◆ The request
Retype the material below. Keep every word exactly as it is.

◆ Provided material
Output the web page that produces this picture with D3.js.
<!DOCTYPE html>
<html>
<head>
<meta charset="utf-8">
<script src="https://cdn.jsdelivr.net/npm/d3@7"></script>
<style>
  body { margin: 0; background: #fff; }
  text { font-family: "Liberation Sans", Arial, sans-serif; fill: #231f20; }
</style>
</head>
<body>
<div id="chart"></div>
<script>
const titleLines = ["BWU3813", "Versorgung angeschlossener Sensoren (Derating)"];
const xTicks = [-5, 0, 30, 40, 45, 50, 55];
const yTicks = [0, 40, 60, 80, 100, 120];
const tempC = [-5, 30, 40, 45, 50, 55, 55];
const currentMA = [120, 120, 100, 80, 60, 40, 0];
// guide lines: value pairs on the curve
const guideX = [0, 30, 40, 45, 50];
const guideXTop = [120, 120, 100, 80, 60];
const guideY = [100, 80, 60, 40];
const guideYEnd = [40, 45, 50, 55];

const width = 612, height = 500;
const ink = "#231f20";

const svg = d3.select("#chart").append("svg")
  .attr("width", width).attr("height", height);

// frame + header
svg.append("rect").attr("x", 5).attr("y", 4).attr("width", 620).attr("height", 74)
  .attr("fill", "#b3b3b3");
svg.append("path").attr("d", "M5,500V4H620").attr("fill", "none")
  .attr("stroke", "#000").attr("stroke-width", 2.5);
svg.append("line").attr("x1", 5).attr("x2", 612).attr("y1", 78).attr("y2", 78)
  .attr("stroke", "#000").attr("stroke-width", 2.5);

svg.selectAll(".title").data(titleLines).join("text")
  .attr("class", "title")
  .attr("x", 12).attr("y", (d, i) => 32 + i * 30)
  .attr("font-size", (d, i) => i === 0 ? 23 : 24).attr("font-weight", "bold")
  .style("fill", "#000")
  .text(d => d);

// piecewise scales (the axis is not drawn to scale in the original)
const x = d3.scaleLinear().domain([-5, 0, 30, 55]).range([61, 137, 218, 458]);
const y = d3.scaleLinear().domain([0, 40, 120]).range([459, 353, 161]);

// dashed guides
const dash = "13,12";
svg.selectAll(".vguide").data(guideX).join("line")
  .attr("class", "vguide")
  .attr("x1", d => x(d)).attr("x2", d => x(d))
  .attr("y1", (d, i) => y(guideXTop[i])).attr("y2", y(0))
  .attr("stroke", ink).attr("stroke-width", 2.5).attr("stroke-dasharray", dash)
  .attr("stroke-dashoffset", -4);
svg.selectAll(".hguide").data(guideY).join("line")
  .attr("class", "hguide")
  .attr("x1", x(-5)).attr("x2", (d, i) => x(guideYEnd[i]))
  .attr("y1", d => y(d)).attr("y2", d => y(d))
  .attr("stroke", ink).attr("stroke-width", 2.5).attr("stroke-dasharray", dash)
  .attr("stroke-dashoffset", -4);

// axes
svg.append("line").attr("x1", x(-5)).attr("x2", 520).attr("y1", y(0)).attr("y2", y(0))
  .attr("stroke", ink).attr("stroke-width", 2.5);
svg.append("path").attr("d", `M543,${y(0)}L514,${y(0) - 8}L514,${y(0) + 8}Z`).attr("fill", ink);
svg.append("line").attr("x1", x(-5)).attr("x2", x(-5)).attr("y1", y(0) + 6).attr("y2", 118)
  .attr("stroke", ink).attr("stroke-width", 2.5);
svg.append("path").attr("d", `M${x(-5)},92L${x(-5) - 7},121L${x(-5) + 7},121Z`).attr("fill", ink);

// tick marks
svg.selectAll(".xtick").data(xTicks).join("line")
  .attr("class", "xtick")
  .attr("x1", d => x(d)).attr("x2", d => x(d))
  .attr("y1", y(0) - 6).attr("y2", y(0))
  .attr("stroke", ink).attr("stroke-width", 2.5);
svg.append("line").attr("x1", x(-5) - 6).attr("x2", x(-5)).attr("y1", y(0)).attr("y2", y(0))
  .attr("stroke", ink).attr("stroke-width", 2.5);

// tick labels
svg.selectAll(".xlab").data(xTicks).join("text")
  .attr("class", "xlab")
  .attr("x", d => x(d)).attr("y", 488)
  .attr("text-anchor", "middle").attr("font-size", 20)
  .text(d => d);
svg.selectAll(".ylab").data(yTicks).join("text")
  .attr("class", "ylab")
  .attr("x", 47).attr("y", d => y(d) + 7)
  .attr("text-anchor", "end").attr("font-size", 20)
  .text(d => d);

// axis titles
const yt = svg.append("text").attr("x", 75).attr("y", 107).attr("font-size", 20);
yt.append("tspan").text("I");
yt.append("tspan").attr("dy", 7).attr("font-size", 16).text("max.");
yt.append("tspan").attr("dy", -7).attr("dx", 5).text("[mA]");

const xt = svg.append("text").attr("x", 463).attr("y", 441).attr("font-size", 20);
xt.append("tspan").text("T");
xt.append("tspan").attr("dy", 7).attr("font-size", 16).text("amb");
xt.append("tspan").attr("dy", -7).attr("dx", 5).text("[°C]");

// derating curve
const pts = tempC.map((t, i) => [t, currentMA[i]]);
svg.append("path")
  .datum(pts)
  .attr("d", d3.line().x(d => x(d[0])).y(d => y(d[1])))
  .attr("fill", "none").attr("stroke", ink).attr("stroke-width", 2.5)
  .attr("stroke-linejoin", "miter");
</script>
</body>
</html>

◆ Answer to this exercise
Output the web page that produces this picture with D3.js.
<!DOCTYPE html>
<html>
<head>
<meta charset="utf-8">
<script src="https://cdn.jsdelivr.net/npm/d3@7"></script>
<style>
  body { margin: 0; background: #fff; }
  text { font-family: "Liberation Sans", Arial, sans-serif; fill: #231f20; }
</style>
</head>
<body>
<div id="chart"></div>
<script>
const titleLines = ["BWU3813", "Versorgung angeschlossener Sensoren (Derating)"];
const xTicks = [-5, 0, 30, 40, 45, 50, 55];
const yTicks = [0, 40, 60, 80, 100, 120];
const tempC = [-5, 30, 40, 45, 50, 55, 55];
const currentMA = [120, 120, 100, 80, 60, 40, 0];
// guide lines: value pairs on the curve
const guideX = [0, 30, 40, 45, 50];
const guideXTop = [120, 120, 100, 80, 60];
const guideY = [100, 80, 60, 40];
const guideYEnd = [40, 45, 50, 55];

const width = 612, height = 500;
const ink = "#231f20";

const svg = d3.select("#chart").append("svg")
  .attr("width", width).attr("height", height);

// frame + header
svg.append("rect").attr("x", 5).attr("y", 4).attr("width", 620).attr("height", 74)
  .attr("fill", "#b3b3b3");
svg.append("path").attr("d", "M5,500V4H620").attr("fill", "none")
  .attr("stroke", "#000").attr("stroke-width", 2.5);
svg.append("line").attr("x1", 5).attr("x2", 612).attr("y1", 78).attr("y2", 78)
  .attr("stroke", "#000").attr("stroke-width", 2.5);

svg.selectAll(".title").data(titleLines).join("text")
  .attr("class", "title")
  .attr("x", 12).attr("y", (d, i) => 32 + i * 30)
  .attr("font-size", (d, i) => i === 0 ? 23 : 24).attr("font-weight", "bold")
  .style("fill", "#000")
  .text(d => d);

// piecewise scales (the axis is not drawn to scale in the original)
const x = d3.scaleLinear().domain([-5, 0, 30, 55]).range([61, 137, 218, 458]);
const y = d3.scaleLinear().domain([0, 40, 120]).range([459, 353, 161]);

// dashed guides
const dash = "13,12";
svg.selectAll(".vguide").data(guideX).join("line")
  .attr("class", "vguide")
  .attr("x1", d => x(d)).attr("x2", d => x(d))
  .attr("y1", (d, i) => y(guideXTop[i])).attr("y2", y(0))
  .attr("stroke", ink).attr("stroke-width", 2.5).attr("stroke-dasharray", dash)
  .attr("stroke-dashoffset", -4);
svg.selectAll(".hguide").data(guideY).join("line")
  .attr("class", "hguide")
  .attr("x1", x(-5)).attr("x2", (d, i) => x(guideYEnd[i]))
  .attr("y1", d => y(d)).attr("y2", d => y(d))
  .attr("stroke", ink).attr("stroke-width", 2.5).attr("stroke-dasharray", dash)
  .attr("stroke-dashoffset", -4);

// axes
svg.append("line").attr("x1", x(-5)).attr("x2", 520).attr("y1", y(0)).attr("y2", y(0))
  .attr("stroke", ink).attr("stroke-width", 2.5);
svg.append("path").attr("d", `M543,${y(0)}L514,${y(0) - 8}L514,${y(0) + 8}Z`).attr("fill", ink);
svg.append("line").attr("x1", x(-5)).attr("x2", x(-5)).attr("y1", y(0) + 6).attr("y2", 118)
  .attr("stroke", ink).attr("stroke-width", 2.5);
svg.append("path").attr("d", `M${x(-5)},92L${x(-5) - 7},121L${x(-5) + 7},121Z`).attr("fill", ink);

// tick marks
svg.selectAll(".xtick").data(xTicks).join("line")
  .attr("class", "xtick")
  .attr("x1", d => x(d)).attr("x2", d => x(d))
  .attr("y1", y(0) - 6).attr("y2", y(0))
  .attr("stroke", ink).attr("stroke-width", 2.5);
svg.append("line").attr("x1", x(-5) - 6).attr("x2", x(-5)).attr("y1", y(0)).attr("y2", y(0))
  .attr("stroke", ink).attr("stroke-width", 2.5);

// tick labels
svg.selectAll(".xlab").data(xTicks).join("text")
  .attr("class", "xlab")
  .attr("x", d => x(d)).attr("y", 488)
  .attr("text-anchor", "middle").attr("font-size", 20)
  .text(d => d);
svg.selectAll(".ylab").data(yTicks).join("text")
  .attr("class", "ylab")
  .attr("x", 47).attr("y", d => y(d) + 7)
  .attr("text-anchor", "end").attr("font-size", 20)
  .text(d => d);

// axis titles
const yt = svg.append("text").attr("x", 75).attr("y", 107).attr("font-size", 20);
yt.append("tspan").text("I");
yt.append("tspan").attr("dy", 7).attr("font-size", 16).text("max.");
yt.append("tspan").attr("dy", -7).attr("dx", 5).text("[mA]");

const xt = svg.append("text").attr("x", 463).attr("y", 441).attr("font-size", 20);
xt.append("tspan").text("T");
xt.append("tspan").attr("dy", 7).attr("font-size", 16).text("amb");
xt.append("tspan").attr("dy", -7).attr("dx", 5).text("[°C]");

// derating curve
const pts = tempC.map((t, i) => [t, currentMA[i]]);
svg.append("path")
  .datum(pts)
  .attr("d", d3.line().x(d => x(d[0])).y(d => y(d[1])))
  .attr("fill", "none").attr("stroke", ink).attr("stroke-width", 2.5)
  .attr("stroke-linejoin", "miter");
</script>
</body>
</html>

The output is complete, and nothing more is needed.